Jacob and Lena

All About Arnold
Sep 7, 2018 · 2 min read
Jacob and Lena.

There will always be unanswered questions. I have spent my entire lifetime wondering how a man could simply one day walk away from his wife and son — his first-born son — and never look back.

It’s a fairly common scenario, one that perhaps raised eyebrows in the middle-class, West Rogers Park neighborhood where I was born in 1963, but today is seemingly common, evoking little social disdain and even less emotional fallout.

But what has been even more bewildering to me these past 50 years, is not how or why Arnold left me, but how his entire family could turn their backs on a first son, a first nephew, a first grandson; a great-grandson.

My great-grandfather, Jacob Sandman (August 16, 1888-May 1965) — Arnold’s grandfather— came to America from Szczilky, Galicia, part of the former Austrian-Hungarian Empire, near the modern-day border between Poland and Ukraine, aboard the Kronprinz Wilhelm, that departed from Bremen (Germany) arriving at Ellis Island on December 11, 1906. According to the ship’s manifest, Jacob was born in Loposcanka.

From all indications, it appears that Jacob was one of ten brothers who made their way to America. Some reports state that he — or perhaps some of his brothers — first settled (and perhaps remained) in New York before making their homes in Chicago.

Jacob married Lena (nee Korman, 1896–July 1981) and had five sons, one of which, Lawrence (December 7, 1916-November 1974), married the former Ann Dick (1920–1999) and would go on to have three children together, Arnold (the oldest) a sister and a younger brother.

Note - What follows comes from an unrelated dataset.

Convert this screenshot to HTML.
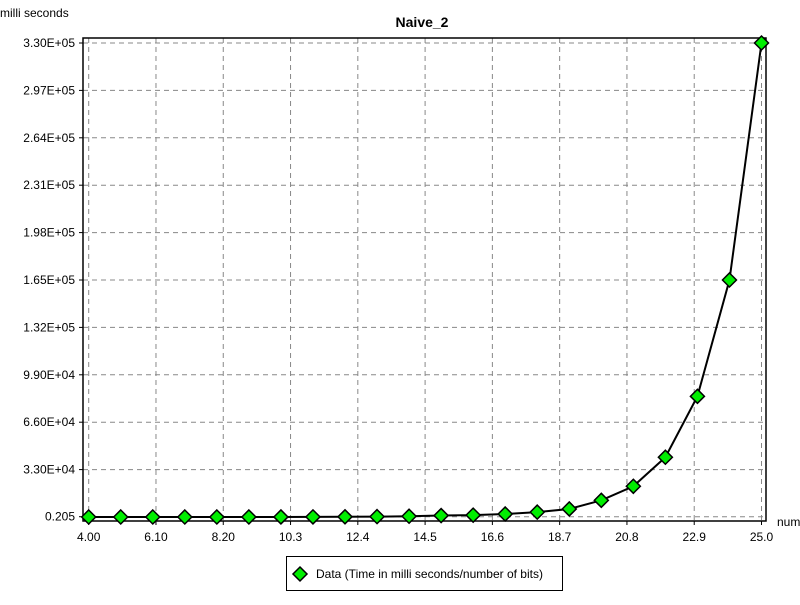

I have also recently discovered that Jacob had two other children — Harry and Ruth — from a previous marriage to a woman who died young, perhaps during childbirth or a medical procedure gone wrong.

Jacob founded Sandman & Sons Scrap Metal which, over the years, became one of two rival scrap metal businesses on Chicago’s north side. From all accounts, the scrap metal business made Jacob and his sons wealthy and the family lived an affluent life, owning attractive homes and driving luxury automobiles.

I was only two when Jacob passed away in 1965, and I wonder what, if any, relationship we might have had in those two short years. I imagine he must have come to my brit milah (Jewish ritual circumcision) and subsequent pidyon haben, a Jewish ceremony wherein the father of a firstborn male redeems his son by giving a kohen (a priestly descendent of Aaron) five silver coins, thirty days after a baby’s birth.

I suppose there’s no harm in thinking my birth made Jacob happy; happy to have a great-grandson — perhaps the first or simply another — and another male heir to carry on his name and legacy.